Head chef at the new centre, Ype Pieter van der Schaaf, knows the heat of the kitchen. His experience is in busy hotels and restaurants. “I’m very excited to be part of this unique enterprise,” he says.

“The students are young, between 16 and 20. They are very good. They are learning fast and - most importantly - they all want to be professionals. From this course, we will be able to put them on placements in other professional kitchens, where they can progress to modern apprenticeships and careers in catering and hospitality.”

The SVQ in Food Preparation and Cooking has also had to be tailored to the vigorous health requirements of the Government’s Hungry for Success school meals programme.

“That has been a challenge we’ve had to meet,” says Mr Campbell.

“But it’s also given us an opportunity to develop our own healthy recipes with the students, which we can submit for approval.

“This whole enterprise is about active partnership. At the new centre, we are at the heart of the Raploch community in preparing and delivering meals, in training local young people, in serving pupils and public and in demonstrating to pupils and public alike a real career path in action.

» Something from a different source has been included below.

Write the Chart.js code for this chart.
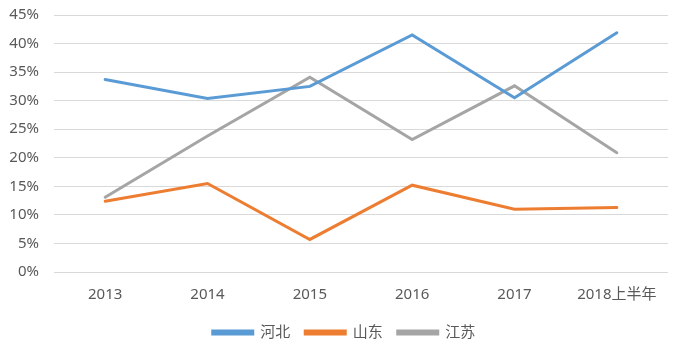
<!DOCTYPE html>
<html>
<head>
<meta charset="utf-8">
<script src="https://cdn.jsdelivr.net/npm/chart.js@4"></script>
<style>
  html, body { margin: 0; padding: 0; background: #fff; }
  #wrap { width: 678px; height: 347px; overflow: hidden; }
  #myChart { display: block; margin-top: -9px; }
</style>
</head>
<body>
<div id="wrap"><canvas id="myChart" width="678" height="356"></canvas></div>
<script>
const years = ["2013", "2014", "2015", "2016", "2017", "2018上半年"];
const hebei = [33.7, 30.4, 32.5, 41.5, 30.5, 41.9];
const shandong = [12.4, 15.5, 5.7, 15.2, 11.0, 11.3];
const jiangsu = [13.1, 23.8, 34.1, 23.2, 32.6, 20.9];
const yTicks = [0, 5, 10, 15, 20, 25, 30, 35, 40, 45];

const font = "'Noto Sans', 'Noto Sans CJK SC', sans-serif";
const textColor = "#595959";

const line = (label, data, color) => ({
    label: label,
    data: data,
    borderColor: color,
    backgroundColor: color,
    borderWidth: 3,
    pointRadius: 0,
    tension: 0,
    borderCapStyle: "round",
});

// nudge the legend a little to the right, centred under the whole page
const legendShift = {
    id: "legendShift",
    afterLayout(chart) {
        chart.legend.left += 10;
        chart.legend.right += 10;
    },
};

new Chart(document.getElementById("myChart"), {
    type: "line",
    data: {
        labels: years,
        datasets: [
            line("河北", hebei, "#5B9BD5"),
            line("山东", shandong, "#ED7D31"),
            line("江苏", jiangsu, "#A5A5A5"),
        ],
    },
    options: {
        responsive: false,
        animation: false,
        layout: { padding: { left: 0, right: 10, top: 0, bottom: -3 } },
        scales: {
            x: {
                offset: true,
                afterFit: (scale) => { scale.height = 38; },
                grid: { display: false, drawTicks: false },
                border: { display: false },
                ticks: { color: textColor, font: { family: font, size: 15 }, padding: 14, maxRotation: 0 },
            },
            y: {
                min: 0,
                max: 45,
                afterFit: (scale) => { scale.width = 54; },
                afterBuildTicks: (scale) => { scale.ticks = yTicks.map((v) => ({ value: v })); },
                grid: { color: "#D9D9D9", lineWidth: 1, drawTicks: false },
                border: { display: false },
                ticks: {
                    color: textColor,
                    font: { family: font, size: 15 },
                    padding: 15,
                    callback: (v) => v + "%",
                },
            },
        },
        plugins: {
            legend: {
                position: "bottom",
                labels: {
                    boxWidth: 40,
                    boxHeight: 3,
                    padding: 15,
                    color: textColor,
                    font: { family: font, size: 15 },
                },
            },
            tooltip: { enabled: false },
        },
    },
    plugins: [legendShift],
});
</script>
</body>
</html>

“We are about offering opportunities in an industrial real-life situation. With our ‘front of house’ vocational training, including hairdressing and beauty therapy, and the dedicated college staff, we can offer something really different.”

The pound;17 million Raploch Community Campus is a partnership between Forth Valley College and Stirling Council, as part of the council’s public-private partnership strategy, and received a grant of pound;2 million from the Scottish Funding Council.

GETTING READY FOR WORK

Amy Smith, 16

“It’s been great fun so far. I do feel a wee bit of the responsibility that’s coming up in January, but I haven’t lost any sleep over it. I’m quite confident.

“I’ve always wanted to do something like this. My dad’s a chef, so it’s maybe in my blood.

“I’ve really enjoyed the baking. That’s something new to me. The baking facilities are great and it’s a joy to work in such a brilliant kitchen.”

David Coutts, 17

“I’m really looking forward to the rush in January, the rush of 200 pupils wanting to be fed, the adrenalin rush.

“I did some work experience in catering when I was at school and I really got into it. So when this opportunity came up, I knew I would just go for it.

“I really enjoy the butchering side, the preparation of the meat, portioning chickens, dicing beef, that sort of thing.

“I think we’ll be just about perfect in January. In fact, I can’t wait.”